- **EXTRACTED ENTRIES**
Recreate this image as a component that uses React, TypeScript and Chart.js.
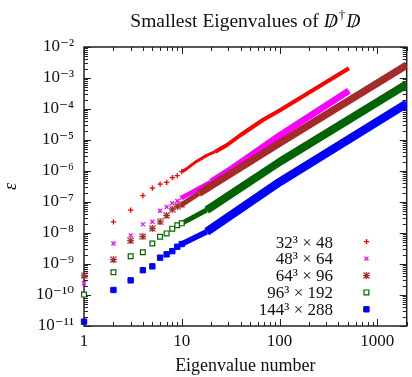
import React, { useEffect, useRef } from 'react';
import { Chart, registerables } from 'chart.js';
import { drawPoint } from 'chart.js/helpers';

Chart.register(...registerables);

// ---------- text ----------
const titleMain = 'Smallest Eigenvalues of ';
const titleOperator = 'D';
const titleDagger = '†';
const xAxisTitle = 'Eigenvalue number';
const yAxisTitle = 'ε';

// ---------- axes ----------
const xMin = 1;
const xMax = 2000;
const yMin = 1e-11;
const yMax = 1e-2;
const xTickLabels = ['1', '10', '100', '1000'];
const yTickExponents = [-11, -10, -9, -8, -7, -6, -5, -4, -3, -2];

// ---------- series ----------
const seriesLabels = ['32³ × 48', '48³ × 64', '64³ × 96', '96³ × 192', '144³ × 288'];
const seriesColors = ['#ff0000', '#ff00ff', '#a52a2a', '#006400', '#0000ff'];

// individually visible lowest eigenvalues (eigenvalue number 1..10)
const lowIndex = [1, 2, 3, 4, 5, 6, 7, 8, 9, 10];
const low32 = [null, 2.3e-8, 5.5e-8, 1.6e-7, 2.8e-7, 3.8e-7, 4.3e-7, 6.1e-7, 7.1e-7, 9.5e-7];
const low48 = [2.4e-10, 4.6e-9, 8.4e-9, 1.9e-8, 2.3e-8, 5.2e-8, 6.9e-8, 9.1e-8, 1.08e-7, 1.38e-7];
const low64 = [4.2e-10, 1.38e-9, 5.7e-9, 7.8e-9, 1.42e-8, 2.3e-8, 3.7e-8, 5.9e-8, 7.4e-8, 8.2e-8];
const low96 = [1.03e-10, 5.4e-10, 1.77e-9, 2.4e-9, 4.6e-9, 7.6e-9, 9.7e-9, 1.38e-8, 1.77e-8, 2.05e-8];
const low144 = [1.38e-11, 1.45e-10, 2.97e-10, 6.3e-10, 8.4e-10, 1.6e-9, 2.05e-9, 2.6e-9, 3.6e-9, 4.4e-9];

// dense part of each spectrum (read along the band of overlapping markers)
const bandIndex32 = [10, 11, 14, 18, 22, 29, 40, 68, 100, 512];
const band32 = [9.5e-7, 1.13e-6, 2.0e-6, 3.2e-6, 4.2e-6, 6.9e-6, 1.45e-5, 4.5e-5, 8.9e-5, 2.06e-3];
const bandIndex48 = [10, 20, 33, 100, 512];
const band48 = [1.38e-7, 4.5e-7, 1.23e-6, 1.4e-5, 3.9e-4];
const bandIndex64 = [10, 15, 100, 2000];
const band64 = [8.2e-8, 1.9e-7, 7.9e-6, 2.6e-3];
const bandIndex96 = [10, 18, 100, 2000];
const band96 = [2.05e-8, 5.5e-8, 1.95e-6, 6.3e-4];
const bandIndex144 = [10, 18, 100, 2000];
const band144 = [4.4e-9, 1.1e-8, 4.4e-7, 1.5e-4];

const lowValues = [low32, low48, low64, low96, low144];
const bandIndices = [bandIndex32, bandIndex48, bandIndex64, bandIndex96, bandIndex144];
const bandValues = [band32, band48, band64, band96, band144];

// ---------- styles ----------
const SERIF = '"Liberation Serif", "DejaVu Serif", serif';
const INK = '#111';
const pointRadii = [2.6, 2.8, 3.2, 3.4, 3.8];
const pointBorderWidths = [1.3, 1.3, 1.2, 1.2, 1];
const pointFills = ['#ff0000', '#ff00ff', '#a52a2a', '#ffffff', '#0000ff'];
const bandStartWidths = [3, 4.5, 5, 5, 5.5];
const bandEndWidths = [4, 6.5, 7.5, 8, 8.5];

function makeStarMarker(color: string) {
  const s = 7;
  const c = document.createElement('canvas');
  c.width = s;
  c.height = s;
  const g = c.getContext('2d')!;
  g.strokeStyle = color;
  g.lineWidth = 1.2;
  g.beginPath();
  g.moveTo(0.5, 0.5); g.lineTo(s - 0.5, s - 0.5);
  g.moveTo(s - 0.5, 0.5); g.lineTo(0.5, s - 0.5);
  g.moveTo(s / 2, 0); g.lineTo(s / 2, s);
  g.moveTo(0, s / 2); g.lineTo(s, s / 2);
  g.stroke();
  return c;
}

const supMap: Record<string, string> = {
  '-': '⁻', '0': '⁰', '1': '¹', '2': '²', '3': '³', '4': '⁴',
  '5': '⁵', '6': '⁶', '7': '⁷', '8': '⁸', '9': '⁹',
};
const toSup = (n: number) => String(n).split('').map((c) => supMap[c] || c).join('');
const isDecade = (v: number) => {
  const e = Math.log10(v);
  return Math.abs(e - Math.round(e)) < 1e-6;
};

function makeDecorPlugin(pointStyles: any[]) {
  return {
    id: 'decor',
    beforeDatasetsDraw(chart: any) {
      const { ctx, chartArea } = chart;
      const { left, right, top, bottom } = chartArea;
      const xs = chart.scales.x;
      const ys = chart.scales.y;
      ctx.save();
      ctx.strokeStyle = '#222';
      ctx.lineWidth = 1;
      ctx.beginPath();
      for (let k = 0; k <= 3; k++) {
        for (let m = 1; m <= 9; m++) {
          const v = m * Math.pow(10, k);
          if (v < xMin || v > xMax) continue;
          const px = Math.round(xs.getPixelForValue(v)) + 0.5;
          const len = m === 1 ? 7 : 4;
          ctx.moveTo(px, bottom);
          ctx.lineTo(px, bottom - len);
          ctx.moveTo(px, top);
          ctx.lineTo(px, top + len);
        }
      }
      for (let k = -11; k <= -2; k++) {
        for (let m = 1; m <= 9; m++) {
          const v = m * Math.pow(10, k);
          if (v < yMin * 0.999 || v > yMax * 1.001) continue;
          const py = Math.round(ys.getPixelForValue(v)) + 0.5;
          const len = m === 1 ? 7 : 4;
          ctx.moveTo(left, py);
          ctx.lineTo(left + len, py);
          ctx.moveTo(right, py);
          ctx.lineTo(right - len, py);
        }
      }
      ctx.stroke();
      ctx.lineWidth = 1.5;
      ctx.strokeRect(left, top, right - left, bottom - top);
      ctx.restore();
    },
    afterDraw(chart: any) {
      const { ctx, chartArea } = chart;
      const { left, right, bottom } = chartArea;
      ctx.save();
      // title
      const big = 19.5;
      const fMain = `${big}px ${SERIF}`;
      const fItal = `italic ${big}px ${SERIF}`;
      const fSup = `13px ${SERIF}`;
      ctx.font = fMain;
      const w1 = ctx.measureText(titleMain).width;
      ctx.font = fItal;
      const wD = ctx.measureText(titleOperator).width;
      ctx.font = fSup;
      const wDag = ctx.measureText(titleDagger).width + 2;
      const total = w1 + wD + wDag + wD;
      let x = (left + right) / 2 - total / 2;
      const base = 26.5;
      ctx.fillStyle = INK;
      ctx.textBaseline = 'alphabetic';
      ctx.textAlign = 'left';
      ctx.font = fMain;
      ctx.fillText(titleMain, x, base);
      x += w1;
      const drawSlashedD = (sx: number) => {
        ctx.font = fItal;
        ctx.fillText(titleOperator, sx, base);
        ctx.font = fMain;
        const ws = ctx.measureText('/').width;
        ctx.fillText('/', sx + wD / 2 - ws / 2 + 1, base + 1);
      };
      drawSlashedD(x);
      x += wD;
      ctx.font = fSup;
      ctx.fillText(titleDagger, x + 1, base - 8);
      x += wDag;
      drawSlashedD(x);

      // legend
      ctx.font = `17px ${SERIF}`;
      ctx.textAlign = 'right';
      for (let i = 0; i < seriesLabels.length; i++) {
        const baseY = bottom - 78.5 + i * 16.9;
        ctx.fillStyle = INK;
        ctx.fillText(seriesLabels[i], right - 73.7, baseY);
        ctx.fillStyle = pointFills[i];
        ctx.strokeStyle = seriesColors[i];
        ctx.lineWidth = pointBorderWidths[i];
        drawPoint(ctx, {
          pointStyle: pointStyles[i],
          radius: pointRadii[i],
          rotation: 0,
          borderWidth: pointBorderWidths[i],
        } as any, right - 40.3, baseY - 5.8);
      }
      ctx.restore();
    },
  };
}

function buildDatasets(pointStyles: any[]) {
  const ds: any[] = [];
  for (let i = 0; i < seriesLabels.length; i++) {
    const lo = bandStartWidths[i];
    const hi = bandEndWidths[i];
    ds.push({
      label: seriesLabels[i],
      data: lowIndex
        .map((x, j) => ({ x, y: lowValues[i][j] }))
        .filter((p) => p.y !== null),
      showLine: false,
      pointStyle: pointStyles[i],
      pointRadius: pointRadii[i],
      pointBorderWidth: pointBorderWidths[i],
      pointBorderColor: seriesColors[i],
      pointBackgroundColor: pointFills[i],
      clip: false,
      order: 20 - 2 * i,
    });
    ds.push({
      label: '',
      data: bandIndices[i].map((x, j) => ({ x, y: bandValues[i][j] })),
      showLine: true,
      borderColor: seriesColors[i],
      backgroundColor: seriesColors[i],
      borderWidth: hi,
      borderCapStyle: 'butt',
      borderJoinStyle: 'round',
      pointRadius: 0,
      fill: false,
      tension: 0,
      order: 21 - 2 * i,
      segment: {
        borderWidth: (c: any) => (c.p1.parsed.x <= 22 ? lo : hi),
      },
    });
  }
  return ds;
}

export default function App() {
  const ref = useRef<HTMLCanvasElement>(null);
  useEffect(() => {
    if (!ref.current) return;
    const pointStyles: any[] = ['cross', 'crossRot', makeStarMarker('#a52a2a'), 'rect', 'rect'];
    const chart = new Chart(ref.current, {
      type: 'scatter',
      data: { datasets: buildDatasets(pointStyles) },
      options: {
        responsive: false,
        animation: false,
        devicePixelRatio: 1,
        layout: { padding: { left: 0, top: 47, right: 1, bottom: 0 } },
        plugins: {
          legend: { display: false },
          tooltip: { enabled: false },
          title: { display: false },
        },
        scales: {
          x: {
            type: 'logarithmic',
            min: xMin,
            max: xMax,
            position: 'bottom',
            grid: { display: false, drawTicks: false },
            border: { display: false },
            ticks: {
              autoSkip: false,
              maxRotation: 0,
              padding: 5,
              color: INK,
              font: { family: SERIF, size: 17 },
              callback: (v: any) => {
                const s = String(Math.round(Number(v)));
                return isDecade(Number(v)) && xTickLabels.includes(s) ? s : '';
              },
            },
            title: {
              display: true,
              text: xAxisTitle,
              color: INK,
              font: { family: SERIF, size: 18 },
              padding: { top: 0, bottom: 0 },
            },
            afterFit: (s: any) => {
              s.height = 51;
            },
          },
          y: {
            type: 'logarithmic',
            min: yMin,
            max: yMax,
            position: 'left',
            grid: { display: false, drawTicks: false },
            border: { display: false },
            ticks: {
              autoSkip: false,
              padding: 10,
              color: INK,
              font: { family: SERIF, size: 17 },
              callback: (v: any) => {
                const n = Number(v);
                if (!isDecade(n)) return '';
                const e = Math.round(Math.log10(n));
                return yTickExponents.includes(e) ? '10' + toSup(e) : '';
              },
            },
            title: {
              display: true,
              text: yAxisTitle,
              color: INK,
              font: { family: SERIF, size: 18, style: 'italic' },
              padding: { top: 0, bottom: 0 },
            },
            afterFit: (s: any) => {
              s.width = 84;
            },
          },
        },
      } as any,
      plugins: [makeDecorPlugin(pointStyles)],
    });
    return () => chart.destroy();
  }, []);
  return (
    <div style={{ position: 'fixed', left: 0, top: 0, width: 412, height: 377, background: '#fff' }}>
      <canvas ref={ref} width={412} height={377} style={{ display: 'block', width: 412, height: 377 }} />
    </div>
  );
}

* * *

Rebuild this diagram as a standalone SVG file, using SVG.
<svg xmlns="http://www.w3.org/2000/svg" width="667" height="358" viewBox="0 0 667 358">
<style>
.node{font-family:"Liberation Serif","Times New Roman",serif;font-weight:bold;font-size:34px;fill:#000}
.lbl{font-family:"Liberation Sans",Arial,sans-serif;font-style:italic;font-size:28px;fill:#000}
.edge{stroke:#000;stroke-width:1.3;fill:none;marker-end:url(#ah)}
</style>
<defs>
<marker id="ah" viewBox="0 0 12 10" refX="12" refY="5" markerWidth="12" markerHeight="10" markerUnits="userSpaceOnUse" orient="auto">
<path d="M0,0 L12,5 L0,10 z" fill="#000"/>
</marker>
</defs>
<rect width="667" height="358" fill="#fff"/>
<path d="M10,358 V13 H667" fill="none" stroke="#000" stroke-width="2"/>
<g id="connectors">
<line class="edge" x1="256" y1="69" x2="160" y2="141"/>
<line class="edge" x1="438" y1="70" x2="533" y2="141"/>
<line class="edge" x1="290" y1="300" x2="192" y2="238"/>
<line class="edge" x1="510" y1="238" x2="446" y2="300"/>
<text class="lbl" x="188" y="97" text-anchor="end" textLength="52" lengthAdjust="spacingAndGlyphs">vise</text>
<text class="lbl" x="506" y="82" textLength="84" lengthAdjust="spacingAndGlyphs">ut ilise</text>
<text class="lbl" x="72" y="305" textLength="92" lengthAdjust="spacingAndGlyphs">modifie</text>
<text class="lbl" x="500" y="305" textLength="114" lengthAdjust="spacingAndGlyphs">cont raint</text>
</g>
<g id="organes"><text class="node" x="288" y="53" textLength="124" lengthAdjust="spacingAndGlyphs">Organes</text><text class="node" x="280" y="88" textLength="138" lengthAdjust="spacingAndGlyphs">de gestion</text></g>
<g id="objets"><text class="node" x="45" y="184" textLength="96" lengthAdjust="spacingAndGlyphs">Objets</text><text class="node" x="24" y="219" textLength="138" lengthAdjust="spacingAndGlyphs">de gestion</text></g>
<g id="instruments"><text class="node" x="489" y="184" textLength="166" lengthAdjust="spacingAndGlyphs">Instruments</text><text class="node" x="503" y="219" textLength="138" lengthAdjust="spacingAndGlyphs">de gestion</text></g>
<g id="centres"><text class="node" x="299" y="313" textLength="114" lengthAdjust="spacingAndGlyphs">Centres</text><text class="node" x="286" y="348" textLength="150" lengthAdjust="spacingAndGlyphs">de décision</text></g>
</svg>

- **EXERCISE INSTRUCTIONS**
Work out how many lines above contain the word "React". Give only the number.

- **RESULT OF THIS TASK**
2